Monday, December 31, 2007

Please pass the Burka

As I contemplate the weighty consequences of holiday food-binging, I think how much I’d really like to hide it all under a Burka for at least a month. By the end of a Weight Watchers followed month, I could imerge again like a svelt butterfly from her cocoon. Danielle Crittenden of The Huffington Post wrote a four part series Islamic Like Me where
she wore a burka for a week during her daily life in Washington, D.C.
Actually, as many pointed out in the comments, she wasn’t actually wearing a burka but an abaya and a niqab, but the function was the same. She wandered around D.C. doing her shopping, riding on the subway, even bought a one-way ticket to New York that she had no intention of using, just so she could go through airport security. Everywhere she went, she was surprised by the lack of hostility she experienced. People went out of their way to either act indiferent to her or interested in speaking with her about “her culture”. However her final conclusion, really it was her viewpoint all along, was that such clothing was a symbol, much like the uniform of the Klan, and should be banned for what it symbolises.

I have a problem with banning symbols. I have a problem with office dress codes too, mainly because it involves forcing me to wear pantyhose which is way more torture in Arizona than a Burka. Workplace rules aside, forcing people to dress a certain way, or preventing them from dressing a certain way, all boils down to someone taking control over another. If I were in control, I’d like ban flip-flops. I don’t want to see your ugly feet and hear that fthp-fthp every where you go. I’m sure you don’t want to see me sweeze my fat-ass into a leather skirt and watch my belly jiggle over the waistband. While I have the fashion-sense not to, I still have the right. And you have the right to wear your flip-flops to the grocery store.

Is that a Twisted Sister Pin on your uniform?

Which is more important? Freedom of expression or freedom from oppression. Can we preserve both? Is it possible to protect the rights of those who want to wear the niquab while at the same time protecting the rights of those who don’t?

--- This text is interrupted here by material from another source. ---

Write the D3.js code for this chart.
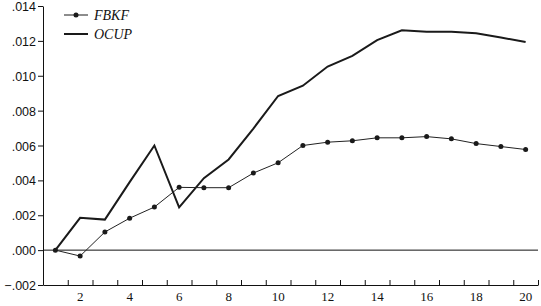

Do we ban such attire in schools? How do we on one hand tell a child that this is the land of religious freedom while on the other tell her she can’t wear the headscarf? A girl in Canada was strangled to death by her father because she didn’t want to wear the hijab. Would she have been safe if there were a dress policy at her school that would have banned such covering? Or would that have given her father just another reason to pull her out of school? Maybe the answer is letting children wear the headscarf to school, while stressing to them that while they’re at school they can take it off or leave it on, it’s completely their decision.

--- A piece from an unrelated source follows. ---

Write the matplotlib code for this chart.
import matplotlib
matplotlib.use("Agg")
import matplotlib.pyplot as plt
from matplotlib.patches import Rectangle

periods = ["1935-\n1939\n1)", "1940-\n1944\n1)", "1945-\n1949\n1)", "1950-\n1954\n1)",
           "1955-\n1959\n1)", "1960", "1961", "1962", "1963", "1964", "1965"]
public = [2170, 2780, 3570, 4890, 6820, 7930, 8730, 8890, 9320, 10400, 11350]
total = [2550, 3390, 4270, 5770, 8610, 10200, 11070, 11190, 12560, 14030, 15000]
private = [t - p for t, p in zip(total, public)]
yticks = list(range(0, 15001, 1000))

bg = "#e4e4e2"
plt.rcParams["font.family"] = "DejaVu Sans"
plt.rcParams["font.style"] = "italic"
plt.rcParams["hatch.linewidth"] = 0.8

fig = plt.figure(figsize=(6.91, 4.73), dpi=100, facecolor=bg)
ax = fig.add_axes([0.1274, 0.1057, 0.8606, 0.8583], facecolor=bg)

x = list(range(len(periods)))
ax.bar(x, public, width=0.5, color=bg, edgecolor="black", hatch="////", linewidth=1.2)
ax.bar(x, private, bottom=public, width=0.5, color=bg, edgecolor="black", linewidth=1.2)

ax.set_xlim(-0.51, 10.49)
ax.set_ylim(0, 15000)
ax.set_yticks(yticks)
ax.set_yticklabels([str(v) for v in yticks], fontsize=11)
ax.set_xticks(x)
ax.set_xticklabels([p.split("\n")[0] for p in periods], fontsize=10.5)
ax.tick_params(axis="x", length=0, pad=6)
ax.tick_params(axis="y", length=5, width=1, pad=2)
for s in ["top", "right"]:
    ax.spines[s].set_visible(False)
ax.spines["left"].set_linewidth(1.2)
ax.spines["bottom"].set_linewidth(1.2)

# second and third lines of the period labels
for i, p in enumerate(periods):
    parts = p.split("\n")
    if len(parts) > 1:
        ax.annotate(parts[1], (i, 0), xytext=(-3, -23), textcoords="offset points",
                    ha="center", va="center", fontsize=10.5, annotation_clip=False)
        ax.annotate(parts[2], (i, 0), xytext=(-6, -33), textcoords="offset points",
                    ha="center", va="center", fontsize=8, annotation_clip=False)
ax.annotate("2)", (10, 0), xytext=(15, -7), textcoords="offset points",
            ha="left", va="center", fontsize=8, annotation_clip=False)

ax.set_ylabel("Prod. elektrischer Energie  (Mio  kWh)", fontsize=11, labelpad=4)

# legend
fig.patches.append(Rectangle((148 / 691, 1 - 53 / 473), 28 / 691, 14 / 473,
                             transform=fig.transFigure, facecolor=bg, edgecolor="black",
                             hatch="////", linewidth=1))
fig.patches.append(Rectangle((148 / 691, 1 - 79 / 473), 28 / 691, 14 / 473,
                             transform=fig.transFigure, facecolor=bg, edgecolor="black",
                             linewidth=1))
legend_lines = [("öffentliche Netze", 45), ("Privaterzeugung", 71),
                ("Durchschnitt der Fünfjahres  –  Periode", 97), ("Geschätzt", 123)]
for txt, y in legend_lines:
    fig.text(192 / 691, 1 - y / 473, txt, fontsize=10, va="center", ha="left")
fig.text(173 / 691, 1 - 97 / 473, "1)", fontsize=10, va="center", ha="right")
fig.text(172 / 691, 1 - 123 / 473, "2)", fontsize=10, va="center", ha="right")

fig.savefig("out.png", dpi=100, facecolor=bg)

Women in favor of the hijab have argued:
In the Western world, the hijab has come to symbolize either forced silence or radical, unconscionable militancy. Actually, its neither. It is simply a woman's assertion that judgment of her physical person is to play no role whatsoever in social interaction.

In Islam, a woman is free to be who she is inside, and immune from being portrayed as sex symbol and lusted after.
The second concept unfortunately leads a lot of Muslim men to believe that those who don’t cover do want to be treated as sex symbols giving them the license to harrass or rape (after all men can’t control their sexual desires, oh no). And since they don’t want a whore for a wife or daughter, they force them to cover.

Banning the symbol doesn’t erase the underlying philosophy. Women who wear the hijab, whether by choice or not, are visable. We can speak with them, ask them, “do you wear that because you want to?” Girls in school can be given a little extra instruction about rights and equality. It’s far better to have these strangely dressed females out in the world where they can be exposed to ideas than hidden away. Even if that idea is that she is wearing the hijab because she wants to and is proud of it.

Now excuse me while I go find a mu’umu’u.


Dave said...
This comment has been removed by the author.
the deacon said...

Thank you for your thoughtful post. What is practiced can be contrary to what is claimed. Even a casual observer of Islam will be struck that the average woman is not as free as their religious apologists claim. Not only is their dress tightly controlled but so are their social and professional lives. Their comings and goings from the home and the nature of their education are controled. In many Islamic countries their professional training and participation is restricted. While there are exceptions for those living in the west, in general women are not allowed to follow their unfettered personal and professional dreams.

Anonymous said...

You asked, "Is it possible to protect the rights of those who want to wear the niquab while at the same time protecting the rights of those who don’t?" The rights to freedom of expression and freedom from oppression are two sides of the same coin, one can't exist without the other. I may find some people's expressions in poor taste, but that is a small price to pay in return for not oppressing them or being oppressed myself.

heather said...

I agree with you completely, except on the flip flops......

Anonymous said...

Niquabs are only good for hiding food and Weight watchers meeting until they ask you to get onto that weighing scale. Too Sad, those Niquabs don't hide the weight as well as they hide islamic womens. No wonder I never find them on streets.